Low-temperature upcycling of PET waste into high-purity H2 fuel in a one-pot hydrothermal system with in situ CO2 capture.

Abstract

The accumulation and improper disposal of a large amount of plastic waste have exacerbated the deterioration of the global ecosystem and environment. To simplify the complex management system and alleviate the environmental impact of plastic wastes, this study reports a novel one-pot hydrothermal conversion strategy for polyethylene terephthalate (PET), integrating three steps, namely depolymerization, subsequent in-situ aqueous phase reforming, and in-situ CO2 capture.
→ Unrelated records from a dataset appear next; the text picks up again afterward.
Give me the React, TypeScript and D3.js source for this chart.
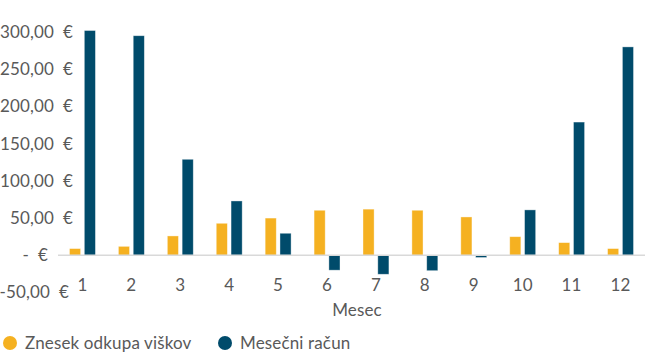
import React from "react";
import * as d3 from "d3";

const months = ["1", "2", "3", "4", "5", "6", "7", "8", "9", "10", "11", "12"];
const odkup = [9, 12, 26, 43, 50, 60.5, 62, 60.5, 51.5, 25, 17, 9];
const racun = [302, 295, 129, 73, 29.6, -20, -25.5, -20.7, -3, 61, 179, 280];
const yTicks = [-50, 0, 50, 100, 150, 200, 250, 300];
const yTickLabels = ["-50,00  €", "-  €", "50,00  €", "100,00  €", "150,00  €", "200,00  €", "250,00  €", "300,00  €"];
const seriesNames = ["Znesek odkupa viškov", "Mesečni račun"];
const colors = ["#F5B121", "#004B6B"];

export default function App() {
  const W = 645, H = 360;
  const x0 = d3.scaleBand<string>().domain(months).range([58, 645]).paddingInner(0.47).paddingOuter(0.235);
  const x1 = d3.scaleBand<number>().domain([0, 1]).range([0, x0.bandwidth()]).paddingInner(0.25);
  const y = d3.scaleLinear().domain([-50, 300]).range([292.5, 32]);
  const font = "Lato, 'Open Sans', sans-serif";
  const textColor = "#595959";
  const fs = 17;
  const ls = 0.15;
  const series = [odkup, racun];
  return (
    <svg width={W} height={H} style={{ position: "absolute", left: 0, top: 0 }} fontFamily={font}>
      <rect width={W} height={H} fill="#fff" />
      {yTicks.map((t, i) => (
        <text key={t} x={t === 0 ? 48 : t === -50 ? 69 : 73} y={y(t)} dy="0.35em" textAnchor="end" fontSize={fs} letterSpacing={ls} fill={textColor} style={{ whiteSpace: "pre" }}>
          {yTickLabels[i]}
        </text>
      ))}
      {series.map((vals, si) =>
        vals.map((v, i) => (
          <rect
            key={si + "-" + i}
            x={(x0(months[i]) as number) + (x1(si) as number)}
            y={y(Math.max(0, v))}
            width={x1.bandwidth()}
            height={Math.abs(y(v) - y(0))}
            fill={colors[si]}
            stroke="#fff"
            strokeOpacity={0.5}
            strokeWidth={0.75}
          />
        ))
      )}
      <line x1={58} x2={645} y1={y(0)} y2={y(0)} stroke="#D9D9D9" strokeWidth={1.5} />
      {months.map((m) => (
        <text key={m} x={(x0(m) as number) + x0.bandwidth() / 2} y={285} dy="0.35em" textAnchor="middle" fontSize={fs} letterSpacing={ls} fill={textColor}>
          {m}
        </text>
      ))}
      <text x={357} y={310} dy="0.35em" textAnchor="middle" fontSize={fs} letterSpacing={ls} fill={textColor}>Mesec</text>
      {seriesNames.map((n, i) => {
        const cx = i === 0 ? 10 : 225;
        return (
          <g key={n}>
            <circle cx={cx} cy={343} r={7} fill={colors[i]} />
            <text x={cx + 15} y={343} dy="0.35em" fontSize={fs} letterSpacing={ls} fill={textColor}>{n}</text>
          </g>
        );
      })}
    </svg>
  );
}
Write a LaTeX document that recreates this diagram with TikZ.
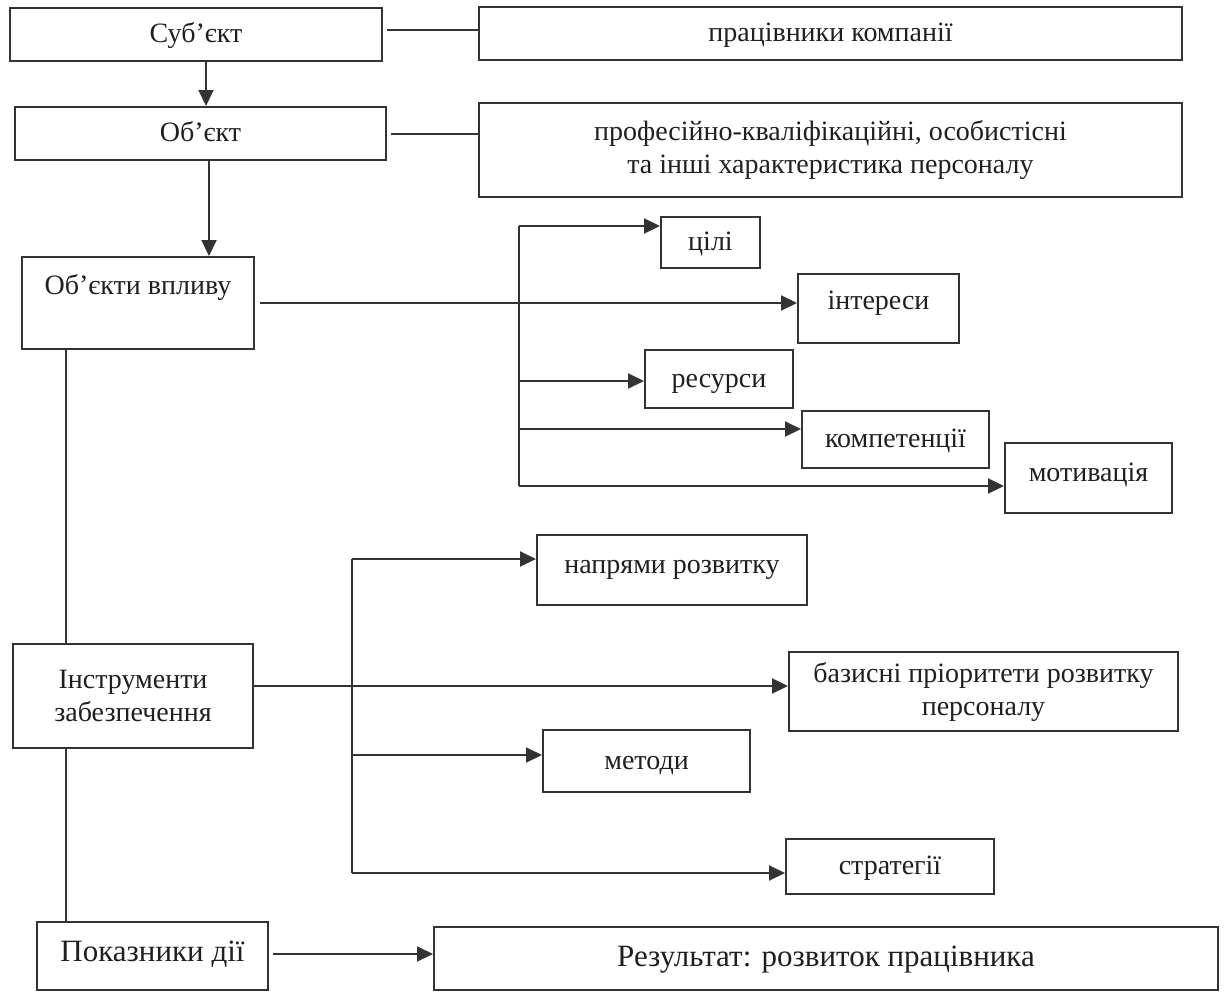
\documentclass[tikz,border=0pt]{standalone}
\usepackage{fontspec}
\setmainfont{Liberation Serif}
\usetikzlibrary{arrows.meta,positioning}

\begin{document}
\begin{tikzpicture}[x=1pt,y=-1pt,font=\fontsize{28}{33}\selectfont\frenchspacing,text=black!88,
  box/.style={draw=black!80,line width=2pt,align=center,inner sep=0pt},
  sbox/.style={box,text height=16pt,text depth=0pt},
  tbox/.style n args={2}{box,anchor=north,text height=#1,text depth=#2},
  link/.style={draw=black!80,line width=2pt},
  arr/.style={link,-{Triangle[length=16pt,width=15pt]}}]
\useasboundingbox (0,0) rectangle (1224,991);
% left column
\node[sbox,minimum width=372pt,minimum height=53pt] (subj) at (196,34.5) {Суб’єкт};
\node[sbox,minimum width=371pt,minimum height=53pt] (obj) at (200.5,133.5) {Об’єкт};
\node[tbox={37pt}{55pt},minimum width=232pt] (infl) at (138,256) {Об’єкти впливу};
\node[box,minimum width=240pt,minimum height=104pt] (tools) at (133,696) {Інструменти\\забезпечення};
\node[tbox={39pt}{29pt},minimum width=231pt,font=\fontsize{31}{36}\selectfont] (ind) at (152.5,921) {Показники дії};
% right column
\node[sbox,minimum width=703pt,minimum height=53pt] (staff) at (830.5,33.5) {працівники компанії};
\node[box,minimum width=703pt,minimum height=94pt] (chars) at (830.5,150) {професійно-кваліфікаційні, особистісні\\та інші характеристика персоналу};
\node[sbox,minimum width=99pt,minimum height=51pt] (goals) at (710.5,242.5) {цілі};
\node[tbox={35pt}{34pt},minimum width=161pt] (intr) at (878.5,273) {інтереси};
\node[sbox,minimum width=148pt,minimum height=58pt] (res) at (719,379) {ресурси};
\node[sbox,minimum width=187pt,minimum height=57pt] (comp) at (895.5,439.5) {компетенції};
\node[tbox={38pt}{32pt},minimum width=167pt] (motiv) at (1088.5,442) {мотивація};
\node[tbox={38pt}{32pt},minimum width=270pt] (dirs) at (672,534) {напрями розвитку};
\node[box,minimum width=389pt,minimum height=79pt] (prior) at (983.5,691.5) {базисні пріоритети розвитку\\персоналу};
\node[sbox,minimum width=207pt,minimum height=62pt] (meth) at (646.5,761) {методи};
\node[sbox,minimum width=208pt,minimum height=55pt] (strat) at (890,866.5) {стратегії};
\node[tbox={39pt}{24pt},minimum width=784pt,font=\fontsize{31}{36}\selectfont] (result) at (826,926) {Результат: розвиток працівника};
% connectors
\draw[link,shorten <=4pt] ([yshift=5pt]subj.east) -- ([yshift=5pt]subj.east -| staff.west);
\draw[link,shorten <=4pt] (obj.east) -- (obj.east -| chars.west);
\draw[arr] ([xshift=10pt]subj.south) -- ([xshift=10pt]subj.south |- obj.north);
\draw[arr] ([xshift=8.5pt]obj.south) -- ([xshift=8.5pt]obj.south |- infl.north);
\draw[arr,shorten <=5pt] (infl.east) -- (infl.east -| intr.west);
\draw[link] ([xshift=-72pt]infl.south) -- ([xshift=-72pt]infl.south |- tools.north);
\draw[link] ([xshift=-67pt]tools.south) -- ([xshift=-67pt]tools.south |- ind.north);
\draw[arr] ([yshift=10pt]tools.east) -- ([yshift=10pt]tools.east -| prior.west);
\draw[arr,shorten <=4pt] ([yshift=2pt]ind.east) -- ([yshift=2pt]ind.east -| result.west);
\foreach \n/\y [count=\i] in {goals/226,res/381,comp/429,motiv/486}{
  \coordinate (p\i) at (519,\y);
  \draw[arr] (p\i) -- (p\i -| \n.west);}
\draw[link] (p1) -- (p4);
\foreach \n/\y [count=\i] in {dirs/559,meth/755,strat/873}{
  \coordinate (q\i) at (352,\y);
  \draw[arr] (q\i) -- (q\i -| \n.west);}
\draw[link] (q1) -- (q3);
\end{tikzpicture}
\end{document}
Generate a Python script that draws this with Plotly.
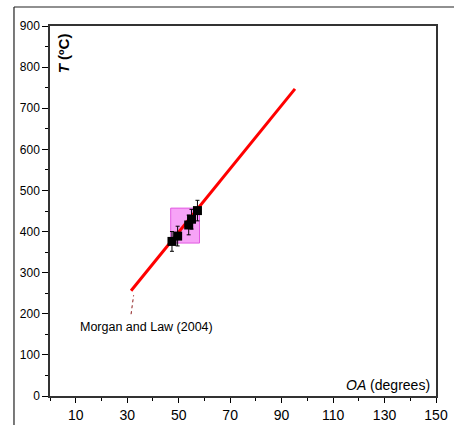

Here, the PET waste was converted directly into the clean high-purity H2 fuel and the disodium terephthalate (Na2-TPA). A high yield of H2 at 23.7mol/kgPET with ca. 99 % of H2 concentration was obtained at a temperature as low as 240°C. The feasibility of this strategy in handling real-world PET plastic wastes was demonstrated through a series of tests on beverage bottles, food packaging, and polyester fabric waste. The Na2-TPA crystals produced from the proposed PET conversion system exhibited purity close to that of the standard sample, and thus had the potential to be directly used as an electrode material. Overall, this strategy provides an efficient way to transform PET waste into high-value products and improves the sustainability of the PET waste disposal process.